Лучше даже спросить, а может ли? Пожалуй, для него это очень сложно. И отчасти вина лежит на нас самих. То ли от
интеллигентской позы, то ли от усталости вообще что-либо объяснять и доказывать мы не дали обывателям
возможности соприкоснуться с этим эфемерным для них миром культуры. Если человек не понимает, что есть культура,
как он может ценить её. Мы (люди сегодняшнего образа мысли) не жили без культуры и не знаем, что нас ждёт. Что нас
ждёт без курса русской литературы в школе, без знания родного языка, без театров, музеев и кинематографа? Нам
(филологам) кажется, что ничего хорошего, а кому-то, быть может, совсем иначе.

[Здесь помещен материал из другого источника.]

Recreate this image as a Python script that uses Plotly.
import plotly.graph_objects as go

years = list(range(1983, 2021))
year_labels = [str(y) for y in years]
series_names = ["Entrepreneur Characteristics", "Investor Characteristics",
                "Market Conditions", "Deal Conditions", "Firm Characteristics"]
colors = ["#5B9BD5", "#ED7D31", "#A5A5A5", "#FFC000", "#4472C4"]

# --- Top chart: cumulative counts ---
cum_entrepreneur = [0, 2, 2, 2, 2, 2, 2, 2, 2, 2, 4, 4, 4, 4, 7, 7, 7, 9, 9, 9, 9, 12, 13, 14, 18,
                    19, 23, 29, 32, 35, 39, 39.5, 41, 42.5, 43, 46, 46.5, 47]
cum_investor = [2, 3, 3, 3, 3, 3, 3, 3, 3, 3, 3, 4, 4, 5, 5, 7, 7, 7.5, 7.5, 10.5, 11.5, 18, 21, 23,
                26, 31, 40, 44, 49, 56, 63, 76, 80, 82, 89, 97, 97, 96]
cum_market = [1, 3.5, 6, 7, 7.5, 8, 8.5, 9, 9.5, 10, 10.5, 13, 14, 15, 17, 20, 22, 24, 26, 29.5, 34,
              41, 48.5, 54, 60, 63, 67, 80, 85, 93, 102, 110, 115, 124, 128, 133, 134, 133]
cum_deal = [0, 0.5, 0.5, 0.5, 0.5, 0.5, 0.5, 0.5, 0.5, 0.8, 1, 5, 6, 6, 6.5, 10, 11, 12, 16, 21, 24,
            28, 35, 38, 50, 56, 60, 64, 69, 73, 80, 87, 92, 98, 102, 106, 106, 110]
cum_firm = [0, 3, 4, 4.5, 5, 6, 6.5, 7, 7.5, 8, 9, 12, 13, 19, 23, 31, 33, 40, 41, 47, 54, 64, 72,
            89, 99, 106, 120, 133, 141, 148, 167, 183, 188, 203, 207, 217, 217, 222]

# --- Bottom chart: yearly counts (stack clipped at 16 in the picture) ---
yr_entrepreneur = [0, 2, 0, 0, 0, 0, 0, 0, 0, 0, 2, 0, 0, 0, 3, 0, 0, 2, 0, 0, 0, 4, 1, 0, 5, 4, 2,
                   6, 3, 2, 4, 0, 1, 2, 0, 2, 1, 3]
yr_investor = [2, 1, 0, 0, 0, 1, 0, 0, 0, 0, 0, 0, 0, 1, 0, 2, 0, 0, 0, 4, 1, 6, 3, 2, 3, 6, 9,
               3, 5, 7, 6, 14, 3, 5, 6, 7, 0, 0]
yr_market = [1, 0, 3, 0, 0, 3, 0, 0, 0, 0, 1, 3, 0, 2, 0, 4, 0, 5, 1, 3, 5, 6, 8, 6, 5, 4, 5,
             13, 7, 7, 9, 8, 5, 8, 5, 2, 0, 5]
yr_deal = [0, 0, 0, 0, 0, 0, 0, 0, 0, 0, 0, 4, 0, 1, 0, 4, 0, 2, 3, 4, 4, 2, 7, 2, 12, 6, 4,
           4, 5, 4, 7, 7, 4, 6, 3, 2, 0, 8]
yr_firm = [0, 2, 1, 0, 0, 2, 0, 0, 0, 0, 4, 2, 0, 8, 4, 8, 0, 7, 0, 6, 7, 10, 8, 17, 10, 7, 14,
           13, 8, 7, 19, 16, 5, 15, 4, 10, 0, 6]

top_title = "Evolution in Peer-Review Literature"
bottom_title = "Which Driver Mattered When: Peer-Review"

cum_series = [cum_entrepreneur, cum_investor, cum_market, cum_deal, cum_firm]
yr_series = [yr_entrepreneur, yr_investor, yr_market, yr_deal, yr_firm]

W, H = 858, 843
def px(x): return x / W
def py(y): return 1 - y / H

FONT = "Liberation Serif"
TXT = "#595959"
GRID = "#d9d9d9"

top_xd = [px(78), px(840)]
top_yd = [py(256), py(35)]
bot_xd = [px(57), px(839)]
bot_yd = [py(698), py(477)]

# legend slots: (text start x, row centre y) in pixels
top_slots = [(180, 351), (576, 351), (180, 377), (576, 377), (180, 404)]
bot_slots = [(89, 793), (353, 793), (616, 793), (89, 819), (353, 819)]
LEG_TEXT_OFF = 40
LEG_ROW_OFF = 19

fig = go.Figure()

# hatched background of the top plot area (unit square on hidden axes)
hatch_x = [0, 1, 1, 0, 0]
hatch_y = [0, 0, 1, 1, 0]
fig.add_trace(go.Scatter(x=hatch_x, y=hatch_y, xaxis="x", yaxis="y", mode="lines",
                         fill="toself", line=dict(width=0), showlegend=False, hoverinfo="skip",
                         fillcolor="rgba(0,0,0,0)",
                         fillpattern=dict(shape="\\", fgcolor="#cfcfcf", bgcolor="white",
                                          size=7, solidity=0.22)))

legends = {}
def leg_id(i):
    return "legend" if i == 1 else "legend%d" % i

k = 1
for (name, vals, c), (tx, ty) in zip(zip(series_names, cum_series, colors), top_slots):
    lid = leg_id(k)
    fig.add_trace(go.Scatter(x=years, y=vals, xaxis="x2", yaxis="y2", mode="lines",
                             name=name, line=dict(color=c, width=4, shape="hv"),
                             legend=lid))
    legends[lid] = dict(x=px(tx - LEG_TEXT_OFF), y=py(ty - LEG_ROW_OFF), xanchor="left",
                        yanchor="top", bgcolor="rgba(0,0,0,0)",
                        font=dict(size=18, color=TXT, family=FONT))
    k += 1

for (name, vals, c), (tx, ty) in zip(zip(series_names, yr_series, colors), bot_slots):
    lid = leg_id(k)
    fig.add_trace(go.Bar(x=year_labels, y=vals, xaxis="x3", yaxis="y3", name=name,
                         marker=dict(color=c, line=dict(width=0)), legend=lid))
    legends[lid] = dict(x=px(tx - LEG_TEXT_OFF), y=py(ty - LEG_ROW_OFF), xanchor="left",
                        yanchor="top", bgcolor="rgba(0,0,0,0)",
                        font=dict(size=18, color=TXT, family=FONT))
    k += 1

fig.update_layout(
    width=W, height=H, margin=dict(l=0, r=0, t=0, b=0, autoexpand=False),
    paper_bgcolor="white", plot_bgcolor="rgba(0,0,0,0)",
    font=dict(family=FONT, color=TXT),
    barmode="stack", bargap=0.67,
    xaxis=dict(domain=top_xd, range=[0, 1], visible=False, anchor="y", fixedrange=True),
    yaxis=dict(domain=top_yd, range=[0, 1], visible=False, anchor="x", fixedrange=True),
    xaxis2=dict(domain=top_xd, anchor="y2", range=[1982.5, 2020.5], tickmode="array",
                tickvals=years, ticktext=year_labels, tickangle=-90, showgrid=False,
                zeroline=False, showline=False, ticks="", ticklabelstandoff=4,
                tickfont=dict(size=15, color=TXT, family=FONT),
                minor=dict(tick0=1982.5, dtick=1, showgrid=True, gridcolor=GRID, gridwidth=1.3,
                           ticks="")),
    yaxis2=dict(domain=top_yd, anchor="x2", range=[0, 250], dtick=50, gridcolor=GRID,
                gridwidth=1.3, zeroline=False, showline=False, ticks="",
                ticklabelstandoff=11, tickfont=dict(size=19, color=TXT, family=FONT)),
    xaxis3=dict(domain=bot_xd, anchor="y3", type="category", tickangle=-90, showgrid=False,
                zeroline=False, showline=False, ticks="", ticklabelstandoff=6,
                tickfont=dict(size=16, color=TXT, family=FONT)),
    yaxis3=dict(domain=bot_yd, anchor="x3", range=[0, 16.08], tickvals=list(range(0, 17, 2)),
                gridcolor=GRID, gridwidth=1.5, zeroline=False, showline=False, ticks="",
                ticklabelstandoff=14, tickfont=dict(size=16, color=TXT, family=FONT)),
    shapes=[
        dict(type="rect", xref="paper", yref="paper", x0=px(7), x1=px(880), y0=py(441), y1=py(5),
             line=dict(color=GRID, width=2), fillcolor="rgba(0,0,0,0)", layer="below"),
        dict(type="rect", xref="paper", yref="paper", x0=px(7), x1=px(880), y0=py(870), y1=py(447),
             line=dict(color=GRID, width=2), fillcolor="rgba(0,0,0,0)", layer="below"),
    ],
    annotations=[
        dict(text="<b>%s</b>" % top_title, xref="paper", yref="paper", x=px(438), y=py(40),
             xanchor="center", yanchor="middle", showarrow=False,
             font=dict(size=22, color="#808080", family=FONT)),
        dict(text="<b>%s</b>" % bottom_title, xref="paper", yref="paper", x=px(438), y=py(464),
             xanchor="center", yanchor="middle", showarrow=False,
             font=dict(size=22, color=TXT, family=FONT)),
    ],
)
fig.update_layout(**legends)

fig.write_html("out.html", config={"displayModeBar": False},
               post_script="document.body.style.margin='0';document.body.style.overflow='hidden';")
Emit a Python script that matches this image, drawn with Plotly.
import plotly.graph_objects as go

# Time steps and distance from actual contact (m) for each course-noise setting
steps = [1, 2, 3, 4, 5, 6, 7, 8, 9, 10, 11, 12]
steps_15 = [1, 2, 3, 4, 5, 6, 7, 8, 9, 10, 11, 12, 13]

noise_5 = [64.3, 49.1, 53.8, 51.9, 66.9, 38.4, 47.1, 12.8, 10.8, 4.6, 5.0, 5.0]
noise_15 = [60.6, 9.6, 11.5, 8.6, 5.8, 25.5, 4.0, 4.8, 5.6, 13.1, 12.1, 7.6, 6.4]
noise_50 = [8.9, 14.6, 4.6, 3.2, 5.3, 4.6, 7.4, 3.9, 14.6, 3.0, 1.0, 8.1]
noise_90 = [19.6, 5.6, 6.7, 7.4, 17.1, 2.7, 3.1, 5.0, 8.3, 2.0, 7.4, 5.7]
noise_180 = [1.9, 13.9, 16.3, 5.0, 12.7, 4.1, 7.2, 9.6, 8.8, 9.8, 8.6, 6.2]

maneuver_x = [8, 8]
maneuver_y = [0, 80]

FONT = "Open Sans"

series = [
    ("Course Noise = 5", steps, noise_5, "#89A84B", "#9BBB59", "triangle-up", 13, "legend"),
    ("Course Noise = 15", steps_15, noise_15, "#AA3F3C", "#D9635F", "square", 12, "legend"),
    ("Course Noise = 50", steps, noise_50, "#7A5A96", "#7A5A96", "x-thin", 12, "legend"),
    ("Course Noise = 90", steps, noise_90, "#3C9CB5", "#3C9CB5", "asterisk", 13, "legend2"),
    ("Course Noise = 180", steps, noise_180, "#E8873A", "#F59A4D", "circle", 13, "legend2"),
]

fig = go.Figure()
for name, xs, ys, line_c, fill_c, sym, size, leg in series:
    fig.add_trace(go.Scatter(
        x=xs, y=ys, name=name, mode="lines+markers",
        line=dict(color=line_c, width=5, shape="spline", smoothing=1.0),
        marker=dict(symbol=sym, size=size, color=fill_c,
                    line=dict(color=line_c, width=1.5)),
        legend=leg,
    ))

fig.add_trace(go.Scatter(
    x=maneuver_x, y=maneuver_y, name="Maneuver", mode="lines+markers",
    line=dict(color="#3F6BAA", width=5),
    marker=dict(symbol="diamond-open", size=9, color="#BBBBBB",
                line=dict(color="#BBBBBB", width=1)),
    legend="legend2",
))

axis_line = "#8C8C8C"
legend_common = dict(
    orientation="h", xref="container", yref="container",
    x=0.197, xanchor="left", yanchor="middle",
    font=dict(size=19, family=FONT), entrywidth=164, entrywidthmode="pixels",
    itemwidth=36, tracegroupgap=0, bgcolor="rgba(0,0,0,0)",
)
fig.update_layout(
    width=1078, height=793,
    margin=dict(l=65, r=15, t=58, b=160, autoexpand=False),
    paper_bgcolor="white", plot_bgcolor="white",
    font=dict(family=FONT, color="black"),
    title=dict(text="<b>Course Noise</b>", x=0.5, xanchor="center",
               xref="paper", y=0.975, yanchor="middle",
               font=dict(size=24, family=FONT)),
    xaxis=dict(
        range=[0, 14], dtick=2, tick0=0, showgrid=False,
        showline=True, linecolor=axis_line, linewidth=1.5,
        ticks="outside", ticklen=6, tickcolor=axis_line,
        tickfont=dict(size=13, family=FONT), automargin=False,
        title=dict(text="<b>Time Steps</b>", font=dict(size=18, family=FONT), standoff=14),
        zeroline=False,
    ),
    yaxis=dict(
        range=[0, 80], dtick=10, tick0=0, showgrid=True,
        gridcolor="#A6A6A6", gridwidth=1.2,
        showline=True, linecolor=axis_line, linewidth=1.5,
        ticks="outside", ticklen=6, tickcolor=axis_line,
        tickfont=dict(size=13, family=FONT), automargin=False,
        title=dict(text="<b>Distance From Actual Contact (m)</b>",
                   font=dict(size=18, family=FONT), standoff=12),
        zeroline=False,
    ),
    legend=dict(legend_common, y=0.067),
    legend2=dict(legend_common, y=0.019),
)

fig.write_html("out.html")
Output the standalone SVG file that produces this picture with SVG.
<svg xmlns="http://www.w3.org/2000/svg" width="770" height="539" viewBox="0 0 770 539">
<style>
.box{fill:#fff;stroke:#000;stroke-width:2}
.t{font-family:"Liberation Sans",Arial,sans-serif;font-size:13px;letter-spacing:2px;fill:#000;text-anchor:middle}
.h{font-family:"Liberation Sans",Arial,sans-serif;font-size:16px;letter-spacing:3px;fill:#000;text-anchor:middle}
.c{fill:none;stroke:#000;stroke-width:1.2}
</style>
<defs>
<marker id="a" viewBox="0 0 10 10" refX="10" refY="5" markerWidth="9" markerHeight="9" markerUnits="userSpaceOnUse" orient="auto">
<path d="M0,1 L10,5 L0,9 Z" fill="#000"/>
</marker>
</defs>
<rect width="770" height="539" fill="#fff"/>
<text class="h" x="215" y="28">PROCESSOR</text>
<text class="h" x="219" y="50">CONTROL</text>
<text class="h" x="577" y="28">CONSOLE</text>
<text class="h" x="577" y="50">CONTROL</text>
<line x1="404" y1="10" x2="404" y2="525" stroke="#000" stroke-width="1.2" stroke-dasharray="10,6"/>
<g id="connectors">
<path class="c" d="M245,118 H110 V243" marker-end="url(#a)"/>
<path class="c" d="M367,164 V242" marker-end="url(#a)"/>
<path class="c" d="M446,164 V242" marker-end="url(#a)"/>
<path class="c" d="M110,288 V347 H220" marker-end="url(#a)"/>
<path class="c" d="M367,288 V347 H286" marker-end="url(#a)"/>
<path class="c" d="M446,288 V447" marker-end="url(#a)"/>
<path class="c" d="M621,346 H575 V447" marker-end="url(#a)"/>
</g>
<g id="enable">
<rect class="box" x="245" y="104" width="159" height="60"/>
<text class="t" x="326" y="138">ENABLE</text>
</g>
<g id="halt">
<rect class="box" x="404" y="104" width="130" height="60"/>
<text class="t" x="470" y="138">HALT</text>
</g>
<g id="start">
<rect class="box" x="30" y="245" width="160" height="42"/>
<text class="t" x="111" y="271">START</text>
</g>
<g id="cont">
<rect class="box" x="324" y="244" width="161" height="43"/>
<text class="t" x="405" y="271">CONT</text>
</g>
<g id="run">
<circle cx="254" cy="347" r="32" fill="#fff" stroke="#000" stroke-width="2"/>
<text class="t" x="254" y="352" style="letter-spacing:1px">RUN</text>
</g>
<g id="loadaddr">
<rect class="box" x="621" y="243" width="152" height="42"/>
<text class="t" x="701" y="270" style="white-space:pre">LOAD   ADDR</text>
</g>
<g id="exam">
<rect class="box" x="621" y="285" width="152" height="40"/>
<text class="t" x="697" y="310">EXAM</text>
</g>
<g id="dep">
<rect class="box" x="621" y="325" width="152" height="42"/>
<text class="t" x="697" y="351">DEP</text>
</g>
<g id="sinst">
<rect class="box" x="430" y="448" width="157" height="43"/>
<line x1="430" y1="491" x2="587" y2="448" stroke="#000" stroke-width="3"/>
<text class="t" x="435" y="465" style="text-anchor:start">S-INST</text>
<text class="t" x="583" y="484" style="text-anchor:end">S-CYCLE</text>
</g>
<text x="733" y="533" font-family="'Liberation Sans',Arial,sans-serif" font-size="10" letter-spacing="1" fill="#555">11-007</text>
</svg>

Корни отступления филологии, снижение её популярности и престижности в обществе надо искать не только в
обществе (хотя и в нём тоже), но и в самой нашей системе. Она тоже переживает глубокий кризис. Сегодня мы не знаем,
как писать словари: нормативно, предписывая и приказывая, или «расширительно», учитывая узус. Мы не знаем, как
описывать историю литературы: как поступательный процесс или как гигантский интертекст. Мы почти ничего не
знаем, у нас нет единодушия. И против десяти защитников интертекста встанет, думаю, примерно столько же
сторонников традиционного литературоведения (без смущения и даже с некоторой гордостью скажу, что среди них буду
и я). Но, коллеги, что может быть нелепее, чем сказать обывателям: «Мы не знаем, как правильно»? Тогда ясен их
скепсис, их нежелание вообще считать филологию научной дисциплиной. Каков выход? Расписываюсь в бессилии
ответить на подобный вопрос.
Но ведь каково бы ни было наше положение в обществе, мы всё равно продолжаем оставаться как бы над ним в
силу особенностей своего труда. Всё-таки пока мы решаем, что будут читать (а главное, как это будут понимать), как
будут писать и каковой вообще будет коммуникация. (Во многом в силу этой излишней императивности нас и не
любят.) Забавно только то, что эта верхушка, решающая не так уж мало, оказывается компанией вечно гонимых и
непризнаваемых.
Важно ли для меня, что меня не признают? Нет и ещё раз нет. Для меня как для личности непризнание
важности моей профессиональной деятельности не имеет никакого значения, потому что я сам в силах обосновать её
важность для себя. Мне, собственно говоря, никогда не надо было доказывать и право филологии на существование, я в
этом не сомневался, она вообще всегда казалась и сейчас продолжает казаться самодостаточной. В этом утверждении,
конечно, больше личной эмоции, чем объективности, но я же обосновал в самом начале эссе своё право на
субъективность.
Я поступал на филологический факультет с абсолютно твёрдым и осознаваемым решением заниматься
филологией серьёзно, как наукой. А свой выбор именно этого факультета обосновывал стремлением приобщиться к
культурному наследию и фундаментальному знанию. После почти двух лет довольно тяжёлой и кропотливой работы я
только укрепился в своём стремлении. А одной из целей своей дальнейшей жизни (говорю это искренне, без желания
бросаться громкими словами) вижу работу на сохранение филологического знания. Естественно, эта работа будет
ничтожнозначительной и в силу скромности моих талантов, и в силу многих других причин, однако, сложив усилия
множества скромно одарённых людей, можно не только сохранять, но и развивать нашу науку.